Without the images, write out all of the following entries exactly.

-- Start --

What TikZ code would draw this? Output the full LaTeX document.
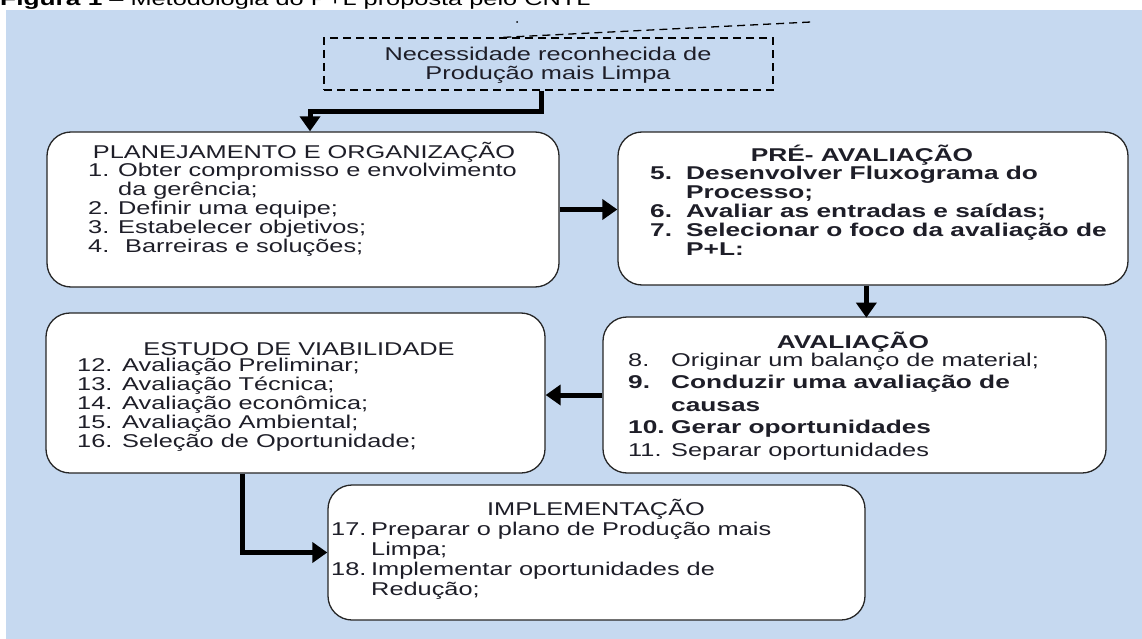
\documentclass[tikz,border=0pt]{standalone}
\usepackage{fontspec}
\setmainfont{Liberation Sans}[FakeStretch=1.37, BoldFeatures={FakeStretch=1.42}]
\usetikzlibrary{arrows.meta, calc, fit}

\definecolor{bgblue}{RGB}{198,217,240}
\definecolor{inkgray}{RGB}{30,30,40}
\newcommand{\stepfont}{\fontsize{18.5}{19}\selectfont}
\newcommand{\steplist}[2]{\begin{tabular}[t]{@{}p{#1}@{}l@{}}#2\end{tabular}}

\begin{document}
\begin{tikzpicture}[x=1pt, y=-1pt, >={Triangle[length=15pt, width=20pt]},
    stagebox/.style={draw=black!85, line width=1.3pt, fill=white, rounded corners=24pt, inner sep=0pt},
    stagetitle/.style={font=\stepfont, text=inkgray, inner sep=0pt, anchor=base},
    steptext/.style={font=\stepfont, text=inkgray, inner sep=0pt, anchor=base west},
    flow/.style={->, line width=5pt}]
  \useasboundingbox (0,0) rectangle (1142,639);
  \fill [bgblue] (6,10) rectangle (1142,639);
  \node [anchor=base west, font=\stepfont, inner sep=0pt] (caption) at (0,6)
    {\textbf{Figura 1} -- Metodologia do P+L proposta pelo CNTL};

  \node [draw, dash pattern=on 8pt off 5pt, line width=1.3pt, fit={(324,38) (773,90)}, inner sep=0pt] (need) {};
  \node [font=\stepfont, text=inkgray, align=center, inner sep=0pt] (needtxt) at (548,65)
    {Necessidade reconhecida de\\Produção mais Limpa};
  \coordinate (tail) at (811,22);
  \draw [dash pattern=on 8pt off 5pt, line width=1.3pt] ($(need.north west)!0.4!(need.north east)$) -- (tail);
  \fill (517,22) circle [radius=1pt];

  \node [stagebox, fit={(47,132) (559,287)}] (plan) {};
  \node [stagebox, fit={(618,132) (1128,285)}] (pre) {};
  \node [stagebox, fit={(603,317) (1106,473)}] (aval) {};
  \node [stagebox, fit={(46,313) (545,473)}] (estudo) {};
  \node [stagebox, fit={(328,485) (865,620)}] (impl) {};

  \node [stagetitle] (plantitle) at (304,159) {PLANEJAMENTO E ORGANIZAÇÃO};
  \node [steptext] (plantxt) at (88,176) {\steplist{30pt}{
    1. & Obter compromisso e envolvimento\\
       & da gerência;\\
    2. & Definir uma equipe;\\
    3. & Estabelecer objetivos;\\
    4. & \ Barreiras e soluções;}};

  \node [stagetitle, font=\stepfont\bfseries] (pretitle) at (862,162) {PRÉ- AVALIAÇÃO};
  \node [steptext, font=\stepfont\bfseries] (pretxt) at (650,179) {\steplist{36pt}{
    5. & Desenvolver Fluxograma do\\
       & Processo;\\
    6. & Avaliar as entradas e saídas;\\
    7. & Selecionar o foco da avaliação de\\
       & P+L:}};

  \node [stagetitle, font=\stepfont\bfseries] (avaltitle) at (853,348) {AVALIAÇÃO};
  \node [steptext, font=\fontsize{18.5}{22.5}\selectfont] (avaltxt) at (628,366) {\steplist{43pt}{
    8. & Originar um balanço de material;\\
    \textbf{9.} & \textbf{Conduzir uma avaliação de}\\
       & \textbf{causas}\\
    \textbf{10.} & \textbf{Gerar oportunidades}\\
    11. & Separar oportunidades}};

  \node [stagetitle] (estudotitle) at (299,355) {ESTUDO DE VIABILIDADE};
  \node [steptext] (estudotxt) at (77,371) {\steplist{45pt}{
    12. & Avaliação Preliminar;\\
    13. & Avaliação Técnica;\\
    14. & Avaliação econômica;\\
    15. & Avaliação Ambiental;\\
    16. & Seleção de Oportunidade;}};

  \node [stagetitle] (impltitle) at (596,515) {IMPLEMENTAÇÃO};
  \node [steptext, font=\fontsize{18.5}{20}\selectfont] (impltxt) at (331,535) {\steplist{40pt}{
    17. & Preparar o plano de Produção mais\\
        & Limpa;\\
    18. & Implementar oportunidades de\\
        & Redução;}};

  \coordinate (bend1) at (310,112);
  \draw [flow] ($(need.south west)!0.485!(need.south east)$) |- (bend1) -- (plan.north -| bend1);
  \draw [flow] (plan.east) -- (plan.east -| pre.west);
  \draw [flow] ($(pre.south west)!0.487!(pre.south east)$) -- ++(0,32);
  \draw [flow] (aval.west) -- (aval.west -| estudo.east);
  \draw [flow] ($(estudo.south west)!0.395!(estudo.south east)$) |- (impl.west);
\end{tikzpicture}
\end{document}
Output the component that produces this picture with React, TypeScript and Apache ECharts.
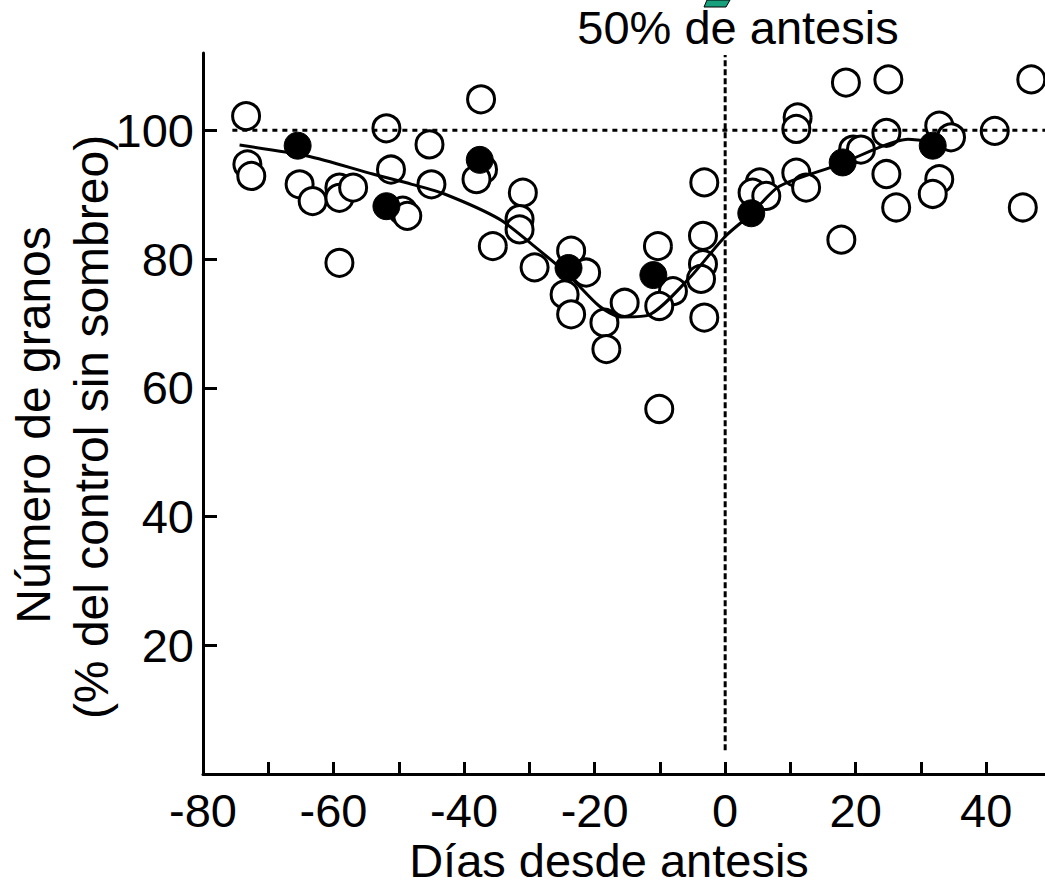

-- End --

▶ **FINAL RESULT**:
What TikZ code would draw this? Output the full LaTeX document.
\documentclass[tikz,border=0pt]{standalone}
\usepackage{fontspec}
\setmainfont{Liberation Sans}[FakeStretch=1.37, BoldFeatures={FakeStretch=1.42}]
\usetikzlibrary{arrows.meta, calc, fit}

\definecolor{bgblue}{RGB}{198,217,240}
\definecolor{inkgray}{RGB}{30,30,40}
\newcommand{\stepfont}{\fontsize{18.5}{19}\selectfont}
\newcommand{\steplist}[2]{\begin{tabular}[t]{@{}p{#1}@{}l@{}}#2\end{tabular}}

\begin{document}
\begin{tikzpicture}[x=1pt, y=-1pt, >={Triangle[length=15pt, width=20pt]},
    stagebox/.style={draw=black!85, line width=1.3pt, fill=white, rounded corners=24pt, inner sep=0pt},
    stagetitle/.style={font=\stepfont, text=inkgray, inner sep=0pt, anchor=base},
    steptext/.style={font=\stepfont, text=inkgray, inner sep=0pt, anchor=base west},
    flow/.style={->, line width=5pt}]
  \useasboundingbox (0,0) rectangle (1142,639);
  \fill [bgblue] (6,10) rectangle (1142,639);
  \node [anchor=base west, font=\stepfont, inner sep=0pt] (caption) at (0,6)
    {\textbf{Figura 1} -- Metodologia do P+L proposta pelo CNTL};

  \node [draw, dash pattern=on 8pt off 5pt, line width=1.3pt, fit={(324,38) (773,90)}, inner sep=0pt] (need) {};
  \node [font=\stepfont, text=inkgray, align=center, inner sep=0pt] (needtxt) at (548,65)
    {Necessidade reconhecida de\\Produção mais Limpa};
  \coordinate (tail) at (811,22);
  \draw [dash pattern=on 8pt off 5pt, line width=1.3pt] ($(need.north west)!0.4!(need.north east)$) -- (tail);
  \fill (517,22) circle [radius=1pt];

  \node [stagebox, fit={(47,132) (559,287)}] (plan) {};
  \node [stagebox, fit={(618,132) (1128,285)}] (pre) {};
  \node [stagebox, fit={(603,317) (1106,473)}] (aval) {};
  \node [stagebox, fit={(46,313) (545,473)}] (estudo) {};
  \node [stagebox, fit={(328,485) (865,620)}] (impl) {};

  \node [stagetitle] (plantitle) at (304,159) {PLANEJAMENTO E ORGANIZAÇÃO};
  \node [steptext] (plantxt) at (88,176) {\steplist{30pt}{
    1. & Obter compromisso e envolvimento\\
       & da gerência;\\
    2. & Definir uma equipe;\\
    3. & Estabelecer objetivos;\\
    4. & \ Barreiras e soluções;}};

  \node [stagetitle, font=\stepfont\bfseries] (pretitle) at (862,162) {PRÉ- AVALIAÇÃO};
  \node [steptext, font=\stepfont\bfseries] (pretxt) at (650,179) {\steplist{36pt}{
    5. & Desenvolver Fluxograma do\\
       & Processo;\\
    6. & Avaliar as entradas e saídas;\\
    7. & Selecionar o foco da avaliação de\\
       & P+L:}};

  \node [stagetitle, font=\stepfont\bfseries] (avaltitle) at (853,348) {AVALIAÇÃO};
  \node [steptext, font=\fontsize{18.5}{22.5}\selectfont] (avaltxt) at (628,366) {\steplist{43pt}{
    8. & Originar um balanço de material;\\
    \textbf{9.} & \textbf{Conduzir uma avaliação de}\\
       & \textbf{causas}\\
    \textbf{10.} & \textbf{Gerar oportunidades}\\
    11. & Separar oportunidades}};

  \node [stagetitle] (estudotitle) at (299,355) {ESTUDO DE VIABILIDADE};
  \node [steptext] (estudotxt) at (77,371) {\steplist{45pt}{
    12. & Avaliação Preliminar;\\
    13. & Avaliação Técnica;\\
    14. & Avaliação econômica;\\
    15. & Avaliação Ambiental;\\
    16. & Seleção de Oportunidade;}};

  \node [stagetitle] (impltitle) at (596,515) {IMPLEMENTAÇÃO};
  \node [steptext, font=\fontsize{18.5}{20}\selectfont] (impltxt) at (331,535) {\steplist{40pt}{
    17. & Preparar o plano de Produção mais\\
        & Limpa;\\
    18. & Implementar oportunidades de\\
        & Redução;}};

  \coordinate (bend1) at (310,112);
  \draw [flow] ($(need.south west)!0.485!(need.south east)$) |- (bend1) -- (plan.north -| bend1);
  \draw [flow] (plan.east) -- (plan.east -| pre.west);
  \draw [flow] ($(pre.south west)!0.487!(pre.south east)$) -- ++(0,32);
  \draw [flow] (aval.west) -- (aval.west -| estudo.east);
  \draw [flow] ($(estudo.south west)!0.395!(estudo.south east)$) |- (impl.west);
\end{tikzpicture}
\end{document}
Output the component that produces this picture with React, TypeScript and Apache ECharts.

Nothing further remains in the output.